これはもう日本の地政学的宿命でしょう。日清戦争、日露戦争、日中戦争、日米戦争。中国ともロシアともアメリカとも国家の存廃をかけて正面から戦争した国は、世界広しといえども日本だけでしょう。別に日本が好戦的であったとは思いません。ロシアと中国とアメリカにはさまれたところに日本列島があるのですから。
日本が広がろうとしても、向こうが出っ張ろうとしても、ぶつからざるを得なかったのです。

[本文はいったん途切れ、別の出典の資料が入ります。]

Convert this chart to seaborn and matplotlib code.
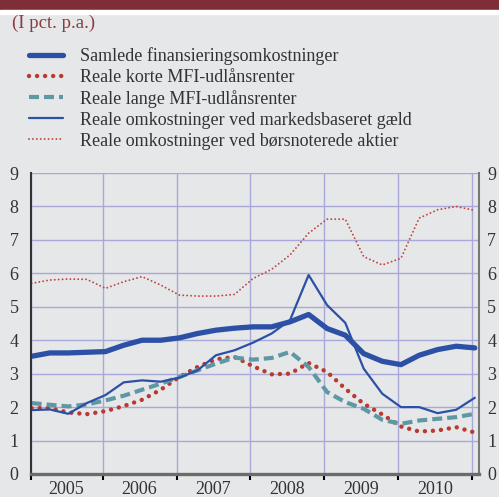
import pandas as pd
import matplotlib
matplotlib.use("Agg")
import matplotlib.pyplot as plt
import seaborn as sns
from matplotlib.lines import Line2D
from matplotlib.patches import Rectangle

# Quarterly observations, 2005 - 2010 (pct. p.a.)
quarters = pd.date_range("2005-01-15", periods=25, freq=pd.DateOffset(months=3))
samlede = [3.52, 3.62, 3.62, 3.64, 3.66, 3.85, 4.0, 4.0, 4.07, 4.2, 4.3, 4.36, 4.4,
           4.4, 4.55, 4.77, 4.35, 4.15, 3.6, 3.37, 3.27, 3.55, 3.72, 3.82, 3.77]
korte = [1.97, 1.97, 1.84, 1.79, 1.88, 2.03, 2.22, 2.52, 2.9, 3.2, 3.43, 3.5, 3.22,
         2.98, 3.0, 3.32, 3.05, 2.55, 2.1, 1.78, 1.42, 1.27, 1.3, 1.4, 1.24]
lange = [2.12, 2.07, 2.02, 2.08, 2.2, 2.34, 2.52, 2.7, 2.9, 3.1, 3.3, 3.48, 3.42,
         3.47, 3.65, 3.2, 2.45, 2.15, 1.95, 1.62, 1.5, 1.6, 1.65, 1.7, 1.8]
markeds = [1.91, 1.93, 1.8, 2.12, 2.36, 2.74, 2.8, 2.76, 2.88, 3.1, 3.55, 3.7, 3.93,
           4.2, 4.6, 5.95, 5.05, 4.52, 3.15, 2.4, 2.0, 2.0, 1.82, 1.92, 2.28]
aktier = [5.7, 5.8, 5.83, 5.82, 5.55, 5.75, 5.9, 5.65, 5.35, 5.32, 5.32, 5.37, 5.85,
          6.12, 6.55, 7.2, 7.62, 7.62, 6.5, 6.25, 6.45, 7.65, 7.9, 8.0, 7.88]

labels = ["Samlede finansieringsomkostninger",
          "Reale korte MFI-udlånsrenter",
          "Reale lange MFI-udlånsrenter",
          "Reale omkostninger ved markedsbaseret gæld",
          "Reale omkostninger ved børsnoterede aktier"]
years = [2005, 2006, 2007, 2008, 2009, 2010]

df = pd.DataFrame({
    "x": quarters.year + (quarters.dayofyear - 1) / 365.25,
    "samlede": samlede, "korte": korte, "lange": lange,
    "markeds": markeds, "aktier": aktier,
})

sns.set_style("white")
plt.rcParams["font.family"] = ["Liberation Serif", "DejaVu Serif"]

bg = "#e6e7e9"
blue = "#2b50a5"
red = "#b83a30"
teal = "#5f98a5"
grid_c = "#a9a9d9"
txt = "#333333"

styles = {
    "aktier": dict(color="#c0463d", lw=1.4, ls=(0, (0.01, 2.0)), dash_capstyle="round"),
    "korte": dict(color=red, lw=3.2, ls=(0, (0.01, 1.8)), dash_capstyle="round"),
    "lange": dict(color=teal, lw=3.0, ls=(0, (2.4, 1.2)), dash_capstyle="butt"),
    "markeds": dict(color=blue, lw=1.6, ls="-"),
    "samlede": dict(color=blue, lw=3.8, ls="-"),
}

fig = plt.figure(figsize=(4.99, 4.97), dpi=100, facecolor=bg)
ax = fig.add_axes([31 / 499, 23 / 497, 448 / 499, 301 / 497])
ax.set_facecolor(bg)

# header band
fig.patches.append(Rectangle((0, 1 - 10 / 497), 1, 10 / 497, transform=fig.transFigure,
                             color="#7d2e36", zorder=0))
fig.patches.append(Rectangle((0, 1 - 14 / 497), 1, 4 / 497, transform=fig.transFigure,
                             color="white", zorder=0))
fig.text(12 / 499, 1 - 23 / 497, "(I pct. p.a.)", color="#8b3a3e", fontsize=13.5, va="center")

for key in ["aktier", "korte", "lange", "markeds", "samlede"]:
    st = styles[key]
    sns.lineplot(data=df, x="x", y=key, ax=ax, color=st["color"], linewidth=st["lw"],
                 linestyle=st["ls"], dash_capstyle=st.get("dash_capstyle", "butt"),
                 solid_joinstyle="round", legend=False)

ax.set_xlim(2005.03, 2011.095)
ax.set_ylim(0, 9)
ax.set_xlabel("")
ax.set_ylabel("")

ax.set_xticks([2005.03] + [y + 1 for y in years])
ax.set_xticklabels([])
ax.set_xticks([y + 0.5 for y in years], minor=True)
ax.set_xticklabels([str(y) for y in years], minor=True)
ax.tick_params(axis="x", which="major", direction="out", length=4.5, width=1.5,
               color="black", bottom=True)
ax.tick_params(axis="x", which="minor", length=0, pad=5, labelsize=13, labelcolor=txt)

ax.set_yticks(range(10))
ax.tick_params(axis="y", length=0, labelsize=13, labelcolor=txt, labelleft=True,
               labelright=False, pad=9)

# right-hand labels on a twin axis so they get their own padding
ax2 = ax.twinx()
ax2.set_ylim(0, 9)
ax2.set_yticks(range(10))
ax2.tick_params(axis="y", length=0, labelsize=13, labelcolor=txt, pad=6)
for s in ax2.spines.values():
    s.set_visible(False)
ax2.grid(False)

ax.grid(True, which="major", color=grid_c, lw=1.0)
ax.set_axisbelow(True)

ax.spines["top"].set_visible(False)
ax.spines["left"].set_color("#333333")
ax.spines["left"].set_linewidth(1.5)
ax.spines["right"].set_color("#777777")
ax.spines["right"].set_linewidth(1.5)
ax.spines["bottom"].set_color("#6b6b6b")
ax.spines["bottom"].set_linewidth(2.4)

handles = [Line2D([0], [0], color=styles[k]["color"], lw=styles[k]["lw"],
                  ls=styles[k]["ls"], dash_capstyle=styles[k].get("dash_capstyle", "butt"))
           for k in ["samlede", "korte", "lange", "markeds", "aktier"]]
leg = fig.legend(handles, labels, loc="upper left", bbox_to_anchor=(29 / 499, 1 - 47 / 497),
                 frameon=False, fontsize=13, handlelength=1.9, handletextpad=0.95,
                 labelspacing=0.22, borderaxespad=0, borderpad=0)
for t in leg.get_texts():
    t.set_color(txt)

fig.savefig("out.png", dpi=100, facecolor=bg)
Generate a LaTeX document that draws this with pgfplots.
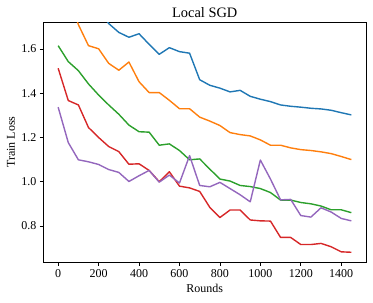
\documentclass[border=0pt]{standalone}
\usepackage{fontspec}
\setmainfont{Liberation Serif}
\usepackage{pgfplots}
\pgfplotsset{compat=1.18}
\definecolor{c0}{HTML}{1F77B4}
\definecolor{c1}{HTML}{FF7F0E}
\definecolor{c2}{HTML}{2CA02C}
\definecolor{c3}{HTML}{D62728}
\definecolor{c4}{HTML}{9467BD}
\begin{document}
\begin{tikzpicture}
\begin{axis}[
  name=ax,
  scale only axis, width=322.5pt, height=240pt,
  xmin=-72.5, xmax=1522.5, ymin=0.637, ymax=1.722,
  xtick={0,200,...,1400}, ytick={0.8,1.0,1.2,1.4,1.6},
  yticklabel style={/pgf/number format/fixed,/pgf/number format/fixed zerofill,/pgf/number format/precision=1},
  /pgf/number format/assume math mode=true,
  scaled x ticks=false,
  xticklabel style={/pgf/number format/1000 sep={}},
  tick align=outside, major tick length=3.5pt,
  tick style={black, line width=0.6pt},
  xtick pos=bottom, ytick pos=left,
  axis line style={black, line width=0.6pt},
  ticklabel style={font=\fontsize{12}{14}\selectfont},
  title={Local SGD}, xlabel={Rounds}, ylabel={Train Loss},
  every axis title/.style={at={([yshift=4.7pt]axis description cs:0.5,1)}, anchor=base, font=\fontsize{14.4}{16}\selectfont},
  every axis x label/.style={at={([yshift=-30pt]axis description cs:0.5,0)}, anchor=base, font=\fontsize{12}{14}\selectfont},
  every axis y label/.style={at={([xshift=-28.5pt]axis description cs:0,0.5)}, anchor=base, rotate=90, font=\fontsize{12}{14}\selectfont},
  every axis plot/.append style={line width=1.4pt, line join=round},
]
\addplot[c0] coordinates {(0,2.10)(50,2.00)(100,1.92)(150,1.85)(200,1.78)(250,1.715)(300,1.675)(350,1.653)(400,1.669)(450,1.621)(500,1.576)(550,1.606)(600,1.588)(650,1.581)(700,1.461)(750,1.436)(800,1.423)(850,1.406)(900,1.413)(950,1.386)(1000,1.373)(1050,1.362)(1100,1.347)(1150,1.341)(1200,1.337)(1250,1.332)(1300,1.329)(1350,1.323)(1400,1.312)(1450,1.302)};
\addplot[c1] coordinates {(0,2.00)(50,1.85)(100,1.71)(150,1.615)(200,1.601)(250,1.535)(300,1.504)(350,1.541)(400,1.452)(450,1.403)(500,1.403)(550,1.368)(600,1.330)(650,1.330)(700,1.292)(750,1.274)(800,1.254)(850,1.222)(900,1.213)(950,1.207)(1000,1.189)(1050,1.165)(1100,1.165)(1150,1.153)(1200,1.145)(1250,1.141)(1300,1.135)(1350,1.127)(1400,1.114)(1450,1.100)};
\addplot[c2] coordinates {(0,1.615)(50,1.543)(100,1.502)(150,1.442)(200,1.392)(250,1.347)(300,1.305)(350,1.256)(400,1.226)(450,1.224)(500,1.165)(550,1.171)(600,1.141)(650,1.099)(700,1.103)(750,1.057)(800,1.012)(850,1.003)(900,0.983)(950,0.978)(1000,0.969)(1050,0.951)(1100,0.917)(1150,0.917)(1200,0.906)(1250,0.900)(1300,0.890)(1350,0.873)(1400,0.873)(1450,0.860)};
\addplot[c3] coordinates {(0,1.513)(50,1.367)(100,1.347)(150,1.245)(200,1.200)(250,1.159)(300,1.136)(350,1.079)(400,1.081)(450,1.051)(500,1.000)(550,1.045)(600,0.980)(650,0.972)(700,0.956)(750,0.884)(800,0.838)(850,0.872)(900,0.872)(950,0.827)(1000,0.823)(1050,0.822)(1100,0.748)(1150,0.748)(1200,0.716)(1250,0.716)(1300,0.721)(1350,0.706)(1400,0.683)(1450,0.681)};
\addplot[c4] coordinates {(0,1.337)(50,1.177)(100,1.099)(150,1.090)(200,1.078)(250,1.055)(300,1.042)(350,1.001)(400,1.027)(450,1.051)(500,0.998)(550,1.030)(600,0.994)(650,1.118)(700,0.983)(750,0.977)(800,0.997)(850,0.969)(900,0.941)(950,0.909)(1000,1.098)(1050,1.012)(1100,0.918)(1150,0.920)(1200,0.847)(1250,0.840)(1300,0.882)(1350,0.863)(1400,0.834)(1450,0.823)};
\end{axis}
\path ([xshift=-43.5pt,yshift=-41pt]ax.south west) rectangle ([xshift=7pt,yshift=22pt]ax.north east);
\end{tikzpicture}
\end{document}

そのあげくのはてに日米戦争で派手に敗れてしまったあとは、圧倒的軍事力を誇るアメリカの「核の傘」の下に入り、アメリカ軍を国内に駐留させました。そうやって「長い平和と繁栄」を手にしました。が、アメリカが陰れば、中国とロシアの脅威が増すのは当たり前でしょう。
そこで日本はどうしたか。まず抬頭したのは自主防衛論でした。核武装で国の平和と独立を守ろう。そう唱えた政党が総選挙で勝利しました。しかし、日米安保条約を廃棄して、アメリカとロシアと中国の谷間で軍事大国化を達成しようとするのは無理筋でした。仮想敵国が米中露全部では、どんなに武装しても追いつきません。おまけに少子高齢化が進み、人口も経済も縮小する一方。お金も無くなってきました。
自主独立路線の政党が軍事大国化の公約を果たせず支持を失ったあとを襲ったのは、米中露の全部と緊密に連携しての平和構築を目指す政党でした。現在の政権与党です。